Northwest Delegation Respondsby CBB Staff
Members of Congress from four states served by the Bonneville Power Administration have asked the White House budget office to retract its criticism of the low-cost energy supplier.
In a letter Tuesday to Office of Management and Budget Director Mitch Daniels, 21 House members and senators said OMB's comments "grossly mischaracterize" the public power supplier's role in the Western electricity industry and its U.S. Treasury financial relationship.
The letter responds to an OMB assessment that was contained in President Bush's FY04 budget documents, which were released on Feb. 3. The response was spearheaded by Sen. Maria Cantwell, D-Wash., and Rep. Peter DeFazio, D-Ore., and endorsed by the rest of the Oregon delegation, all but one Washington member, three of Idaho's four members and Rep. Denny Rehberg, R-Mont.
Rep. Doc Hastings, R-Wash., and Sens. Mike Crapo, R-Idaho, Max Baucus, D-Mont., and Conrad Burns, R-Mont., did not sign the letter.
OMB's one-page assessment said "Bonneville competes with the private sector, particularly in its surplus (electricity) sales to California," and suggested that the federal Columbia River power system and BPA's debt amount to taxpayer subsidies that are not being fully recovered by the U.S. Treasury. In addition, the White House agency suggested BPA's functions "could be performed under contract or through non-federal ownership" of the power system and that the power preference clause "restricts market activity."
The attack raised fears among Northwest members and public utilities that purchase BPA power that the Bush administration was laying the groundwork for selling it to private business or requiring it to charge rates equal to those of private utilities. Either change would require congressional approval. But Daniels later told Northwest senators there is "no such interest on our part."
In their letter, members asked Daniels to revise the OMB assessment to reflect decades-old laws mandating cost-based federal power, giving Northwest public power and other customers first rights to purchase it and previous Bush administration statements of support for those policies. Also, they said OMB mischaracterized BPA's debt repayment and refinancing terms as subsidies. They rejected OMB's suggestions for recovering "these phantom subsidies" through market pricing of power or privatization," which would further raise rates for consumers and businesses "already among those hit the hardest by the general downturn in our nation's economy."
The members vowed to protect and preserve the benefits of the Columbia River power system, "including the preference-centered system of reliable, cost-based power that is the bedrock of our regional economy."
"These assertions not only ignore statutes in existence for decades, but they are inconsistent with Energy Secretary Spencer Abraham's own pledge" at his 2001 Senate confirmation hearing to uphold the system of regional preference and cost-based rates, the letter said.
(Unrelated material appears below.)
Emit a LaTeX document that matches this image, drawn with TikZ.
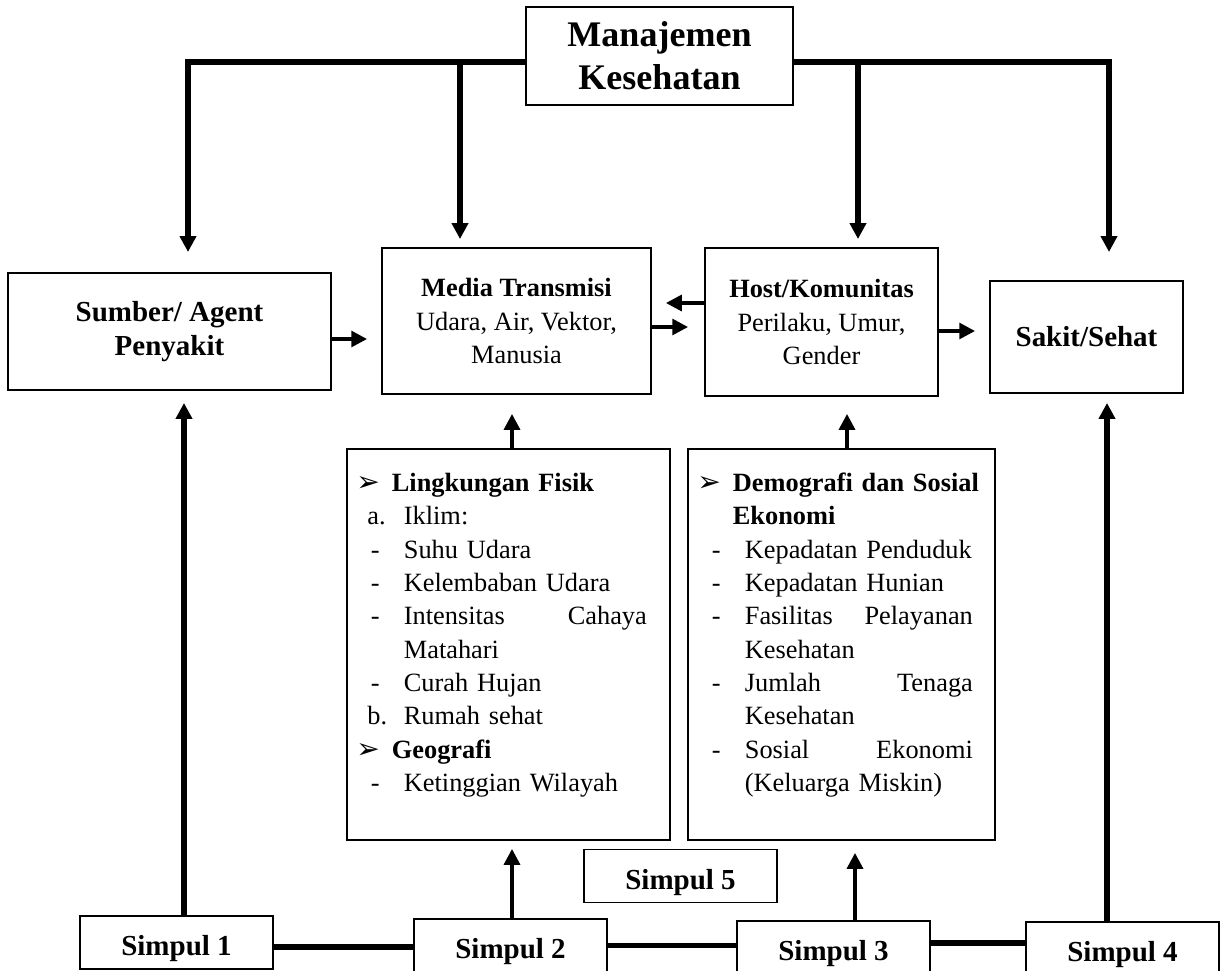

Members rejected OMB's "erroneous suggestion" that subsidies incurred during construction of hydropower facilities have not been recovered and that BPA's 1996 debt restructuring shifted part of the original construction costs on federal taxpayers nationwide. "As you likely know, it is Northwest ratepayers - rather than taxpayers - who continue to repay the U.S. Treasury for the federal government's investment in the (power system)," they wrote. They said all capital investments and borrowing are fully repaid at market-based interest rates.
In 1996, Congress and the Clinton administration agreed to refinance BPA's debt. The restructuring reduced the amount of debt but permanently raised interest rates to market levels and required a one-time $100 million payment from BPA to the Treasury.
Bush's FY04 budget did not propose legislation to change Bonneville's governing statutes. But in previous years, members of Congress from the Northeast and Midwest have introduced bills to privatize the agency, require it to charge market rates and give customers outside the Northwest equal access to the region's federal power.
The 2000-01 Western energy crisis, drought and economic recession have forced BPA to dramatically increase rates to offset high-cost, long-term contract power, reduced surplus power sale revenue and reduced power generation. BPA officials say its rates now equal or exceed those of private utilities.